1. Field of the Invention
The present invention generally relates to the field of semiconductor structures. More particularly, the invention relates to transistor semiconductor structures.
2. Description of the Related Art
By utilizing BiFET technology, bipolar transistors, such as heterojunction bipolar transistors (HBTs), and field effect transistors (FETs), such as enhancement-mode (E-mode) and depletion-mode (D-mode) FETs, can be integrated on the same semiconductor die to provide increased circuit design flexibility. In an integrated structure, a bipolar transistor, such as an HBT, an E-mode FET, and a D-mode FET can each be advantageously tailored for specific applications. For example, an HBT, a D-mode FET, and an E-mode FET can be integrated on a substrate, such as a semi-insulating gallium arsenide (GaAs) substrate, to form a power amplifier, a bias circuit, and a radio frequency (RF) switch, respectively, for a communications device, such as a cell phone. However, previous attempts at integrating a bipolar transistor with E-mode and D-mode FETs on a substrate have undesirably affected the respective performances of the E-mode and D-mode FETs.

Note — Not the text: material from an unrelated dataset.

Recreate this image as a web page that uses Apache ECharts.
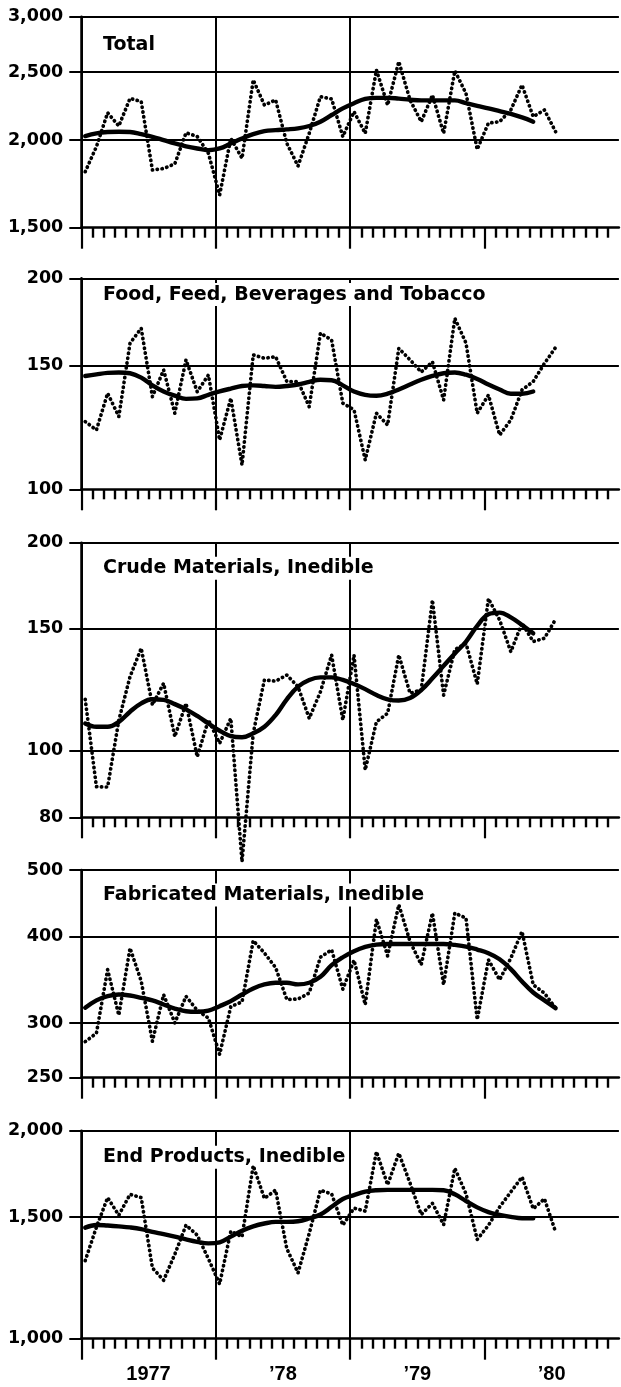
<!DOCTYPE html>
<html><head><meta charset="utf-8">
<script src="https://cdn.jsdelivr.net/npm/echarts@6/dist/echarts.min.js"></script>
<style>html,body{margin:0;padding:0;background:#fff}#c{width:621px;height:1387px}</style>
</head><body><div id="c"></div>
<script>
// ---- data (monthly, Jan 1977 onward) ----
const yearLabels = ['1977', '\u201978', '\u201979', '\u201980'];

const totalTicks = [1500, 2000, 2500, 3000];
const total = [1803,1957,2188,2095,2294,2270,1813,1822,1850,2049,2024,1915,1670,2012,1884,2437,2244,2282,1979,1837,2045,2307,2290,2023,2196,2045,2518,2244,2588,2282,2125,2319,2045,2512,2331,1940,2115,2125,2208,2397,2160,2208,2056];
const totalTrend = [2027,2045,2054,2056,2054,2040,2022,2000,1978,1960,1946,1935,1946,1978,2011,2040,2060,2067,2072,2079,2095,2125,2172,2220,2258,2290,2298,2298,2292,2284,2279,2279,2279,2279,2258,2238,2220,2200,2180,2155,2125];

const foodTicks = [100, 150, 200];
const food = [124.9,121.5,137.1,127,161.6,169.7,135.6,148,128.4,153,137.8,145.6,117.6,134.9,108.3,155.5,153.8,154.6,142.5,142.5,131.2,167,163.3,132.7,129.8,110.1,128.4,123.5,158.9,153,147,152,134.1,175.4,161.6,128.4,136.3,119.5,125.6,138.6,142.5,151.2,159.4];
const foodTrend = [145.1,145.9,146.6,146.8,146.4,144.3,140.7,137.9,136.0,134.6,134.8,136.4,137.9,139.2,140.4,140.7,140.4,140.0,140.4,141.1,142.3,143.3,143.1,140.7,137.9,136.4,136.0,136.9,138.8,141.1,143.3,145.1,146.4,146.8,145.7,143.7,141.1,138.8,136.9,136.9,137.9];

const crudeTicks = [80, 100, 150, 200];
const crude = [118.6,88.6,88.5,110.6,127.9,140.6,116.4,125.1,104.7,117.0,97.9,110.7,102.4,111.3,69.0,105.9,126.5,126,128.6,123.7,111.3,121.6,137.5,110.7,137.5,93.7,110.0,113.2,137.5,121.0,122.4,165.2,120.3,140,142.9,124.8,166,154.5,139.0,152.9,143.8,145.4,154.9];
const crudeTrend = [109.4,108.2,108.2,110.0,113.8,117.0,118.6,118.4,116.7,114.7,112.2,109.4,106.8,104.9,104.5,105.9,108.2,112.5,118.6,123.7,126.5,127.6,127.6,126.5,124.8,122.7,120.3,118.6,118.1,119.1,122.3,127.2,132.6,138.2,143.8,151.5,157.5,158.4,155.9,152.0,147.8];

const fabTicks = [250, 300, 400, 500];
const fab = [282,290,358.5,308,385.3,345,282.3,329.8,300.2,328,313,305,270.2,317,322,395,379,361,324.5,325,331.7,373.7,383.2,336,370,319,424,375.4,445.2,394,364.5,433,341,433,425.8,303.5,370.5,346.6,372.6,407.2,340.9,331.5,315.3];
const fabTrend = [315.7,323.6,328.2,330.0,328.9,326.4,323.6,319.2,314.9,312.1,311.5,312.7,317.4,322.8,330.0,336.7,341.3,343.2,343.2,341.3,343.2,350.1,363.9,373.7,381.3,386.8,389.8,390.6,390.6,390.6,390.6,390.6,390.6,389.4,387.3,383.4,378.7,371.2,359.1,344.7,332.2,323.6,315.3];

const endTicks = [1000, 1500, 2000];
const endp = [1297,1450,1600,1509,1618,1600,1266,1215,1325,1460,1412,1305,1200,1430,1405,1780,1596,1641,1350,1245,1420,1640,1620,1460,1545,1530,1865,1670,1855,1680,1512,1570,1462,1765,1620,1392,1459,1551,1631,1714,1542,1594,1427];
const endTrend = [1448,1461,1458,1454,1449,1441,1428,1417,1405,1392,1381,1374,1379,1405,1433,1454,1468,1476,1476,1479,1493,1513,1552,1593,1614,1632,1640,1642,1642,1642,1642,1642,1640,1618,1582,1549,1525,1511,1501,1494,1494];

const titles = ['Total', 'Food, Feed, Beverages and Tobacco', 'Crude Materials, Inedible', 'Fabricated Materials, Inedible', 'End Products, Inedible'];

// ---- layout ----
const panels = [
  {title: titles[0], dots: total, trend: totalTrend, ticks: totalTicks, top: 16.7, height: 211, capMid: 43.3},
  {title: titles[1], dots: food, trend: foodTrend, ticks: foodTicks, top: 278.3, height: 211, capMid: 293.3},
  {title: titles[2], dots: crude, trend: crudeTrend, ticks: crudeTicks, top: 542.7, height: 274.6, capMid: 567},
  {title: titles[3], dots: fab, trend: fabTrend, ticks: fabTicks, top: 870, height: 207.7, capMid: 893.8},
  {title: titles[4], dots: endp, trend: endTrend, ticks: endTicks, top: 1130.7, height: 208, capMid: 1155.9}
];
const LEFT = 81.3, WIDTH = 537.6, XOFF = 0.35;
const BLACK = '#000';
const fmt = v => String(v).replace(/\B(?=(\d{3})+(?!\d))/g, ',');

const grid = [], xAxis = [], yAxis = [], series = [], graphic = [];
panels.forEach((p, i) => {
  const mn = p.ticks[0], mx = p.ticks[p.ticks.length - 1];
  grid.push({left: LEFT, width: WIDTH, top: p.top, height: p.height, containLabel: false, outerBoundsMode: 'none'});
  xAxis.push({
    type: 'value', gridIndex: i, min: 0, max: 48, interval: 12, position: 'bottom',
    axisLine: {show: true, onZero: false, lineStyle: {color: BLACK, width: 2.5}},
    axisTick: {show: true, length: 21, customValues: [0, 12, 24, 36], lineStyle: {color: BLACK, width: 2.2}},
    minorTick: {show: true, splitNumber: 12, length: 10, lineStyle: {color: BLACK, width: 2.4}},
    splitLine: {show: true, showMaxLine: false, lineStyle: {color: BLACK, width: 2}},
    axisLabel: {show: false}
  });
  yAxis.push({
    type: 'log', logBase: 10, gridIndex: i, min: mn, max: mx,
    axisLine: {show: true, lineStyle: {color: BLACK, width: 2.5}},
    axisTick: {show: true, length: 12, customValues: p.ticks, lineStyle: {color: BLACK, width: 2}},
    axisLabel: {show: true, customValues: p.ticks, margin: 18, formatter: v => fmt(v),
      fontFamily: 'DejaVu Sans', fontWeight: 'bold', fontSize: 17.5, color: BLACK},
    splitLine: {show: false}
  });
  series.push({
    type: 'line', xAxisIndex: i, yAxisIndex: i, z: 3, clip: false,
    data: p.trend.map((v, k) => [k + XOFF, v]),
    symbol: 'none', smooth: 0.4,
    lineStyle: {color: BLACK, width: 4.4, cap: 'round', join: 'round'},
    markLine: {
      silent: true, z: 0, symbol: ['none', 'none'], label: {show: false},
      lineStyle: {color: BLACK, width: 2, type: 'solid'},
      data: p.ticks.slice(1).map(v => ({yAxis: v}))
    }
  });
  series.push({
    type: 'line', xAxisIndex: i, yAxisIndex: i, z: 4, clip: false,
    data: p.dots.map((v, k) => [k + XOFF, v]),
    symbol: 'none',
    lineStyle: {color: BLACK, width: 3.7, type: [0.3, 4.6], cap: 'round', join: 'round'}
  });
  graphic.push({
    type: 'text', x: 100, y: p.capMid + 1.3, z: 1,
    style: {text: p.title, fill: BLACK, font: 'bold 19px "DejaVu Sans"',
      align: 'left', verticalAlign: 'middle', backgroundColor: '#fff', padding: [2, 3]}
  });
});
// year labels under the last panel
xAxis.push({
  type: 'value', gridIndex: 4, min: 0, max: 48, interval: 6, position: 'bottom', offset: 0,
  axisLine: {show: false}, axisTick: {show: false}, splitLine: {show: false},
  axisLabel: {show: true, margin: 26, color: BLACK, fontFamily: 'Liberation Sans', fontWeight: 'bold', fontSize: 20,
    formatter: v => (v % 12 === 6 ? yearLabels[(v - 6) / 12] : '')}
});

const chart = echarts.init(document.getElementById('c'), null, {renderer: 'canvas'});
chart.setOption({animation: false, backgroundColor: '#fff', grid, xAxis, yAxis, series, graphic});
</script>
</body></html>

In one conventional approach, for example, an HBT can be formed over a substrate, such as a semi-insulating GaAs substrate, and E-mode and D-mode FETs can be integrated under the sub-collector of the HBT. However, in this conventional approach, the E-mode and D-mode FETs typically have shared epitaxial layers, which can undesirably affect the analog properties of the E-mode FET. Also, as a result of the shared epitaxial layers, coupling can occur between the E-mode and D-mode FETs, which can undesirably affect the RF switching performance of the D-mode FET. Thus, in the aforementioned conventional approach, the performance of the E-mode FET cannot be optimized without affecting the performance of the D-mode FET, and vice versa.